Kararsızlığı bırakıp harekete geçmek

İşlerimizi nasıl ya da ne zaman yapacağımız konusundaki kararsızlıklar, planlarımızın havada kalmasına sebebiyet verir. “Fark etmez” dediğimiz ve kararsız davrandığımız durumlarda aslında kararlarımız her zaman fark eder. Bu yüzden olayları sürüncemede bırakmaktansa size en uygun yolu seçip harekete geçmek önemlidir. Ne de olsa işimizi bir yerden yapmaya başladık diye öbür seçenekleri hiçbir zaman deneyimlemeyeceğiz diye bir zorunluluk yok! Sıkılıp bunaldığımız her an yeniden başlayabiliriz.
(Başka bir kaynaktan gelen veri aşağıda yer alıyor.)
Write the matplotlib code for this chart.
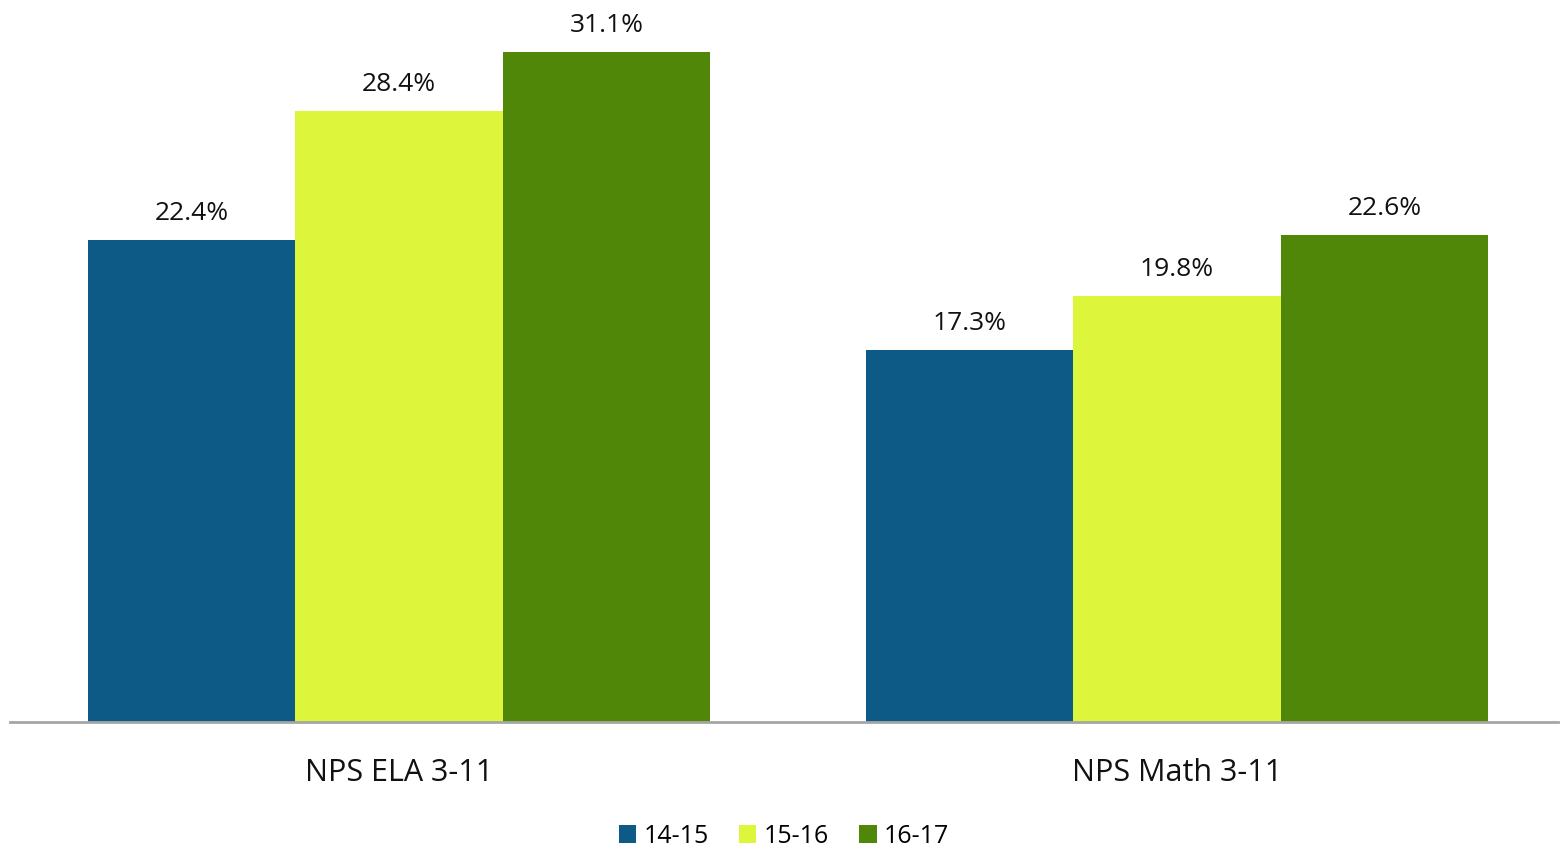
import numpy as np
import matplotlib.pyplot as plt

plt.rcParams['font.family'] = ['Open Sans', 'DejaVu Sans']

# Data
categories = ["NPS ELA 3-11", "NPS Math 3-11"]
series = ["14-15", "15-16", "16-17"]
values = {
    "14-15": [22.4, 17.3],
    "15-16": [28.4, 19.8],
    "16-17": [31.1, 22.6],
}
colors = ["#0E5A86", "#DDF53B", "#518708"]

W, H = 1560, 849
fig = plt.figure(figsize=(W / 100, H / 100), dpi=100)
ax = fig.add_axes([10 / W, 1 - 722 / H, 1548 / W, 722 / H])

x = np.arange(len(categories))
bw = 0.2667
for i, (s, c) in enumerate(zip(series, colors)):
    pos = x + (i - 1) * bw
    ax.bar(pos, values[s], width=bw, color=c, label=s)
    for px, v in zip(pos, values[s]):
        ax.text(px, v + 0.65, f"{v:.1f}%", ha="center", va="bottom",
                fontsize=19, color="#111111")

ax.set_xlim(-0.5, 1.4897)
ax.set_ylim(0, 722 / 21.53)
ax.set_yticks([])
ax.set_xticks(x)
ax.set_xticklabels(categories, fontsize=22, color="#111111")
ax.tick_params(axis="x", length=0, pad=26)
for side in ["top", "right", "left"]:
    ax.spines[side].set_visible(False)
ax.spines["bottom"].set_color("#A6A6A6")
ax.spines["bottom"].set_linewidth(2)

ax.legend(loc="center", bbox_to_anchor=(0.5, -0.158), ncol=3, frameon=False,
          fontsize=18, handlelength=0.7, handleheight=0.7, handletextpad=0.3,
          columnspacing=1.2, borderpad=0.2)

fig.savefig("out.png", dpi=100)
Sosyal medya kullanımımıza ara vermek

Sosyal medya kullanımımız dolayısı ile kendimizi sıklıkla çevremizdeki insanlarla kıyaslarken buluyoruz. Sürekli kaygımızı arttıran bu durum sebebiyle kendimizi de olduğumuzdan küçük görüyoruz. Oysa bir yarış varsa bu sadece kendi benliğimizle ve elimizden gelen tek şey kendi performansımızı arttırmak. Bunun için kendimize motivasyon yükseltici hedefler koyabilir, örneğin çalışma ortamımızı daha keyifli hale getirebiliriz. Tabiki sosyal medyaya kendimizi çok kaptırmamak da oldukça önemli.

Ertelemekten korkmamak

“Control freak” olmak, özellikle yoğun iş temposunun hüküm sürdüğü şehir hayatlarında hepimize tanıdık gelen bir terim. Hem iş hayatımızda hem sosyal yaşamımızda her şey bizim kontrolümüzde olsun istiyoruz. İpin ucunu birazcık bile kaçırınca hemen bir yerlere gecikiyor, başarısız oluyor, yarışı kaybediyoruz. Oysa bize empoze edilenin aksine, hayatta gecikiyor olmak da normaldir ve mevcuttur. Planlar her zaman umduğumuz gibi ilerlemez ve zaman aşımları olur. Çoğu zaman kahvemizi doldurup kitabımızı okumaya başlamak ya da birkaç bölüm dizi izlemek; bir şeyleri ertelemeyi gönüllülük esasıyla kabul etmektedir. Bununla birlikte hayattan keyif almak ve kendimize iyi geleni yapmaktır. Dolayısıyla kabul edelim ki görevlerimizi makul ölçüde ertelemek kimi zaman güzeldir ve hayat bir şeylere gecikme kaygısı ile yaşamak için oldukça kısa.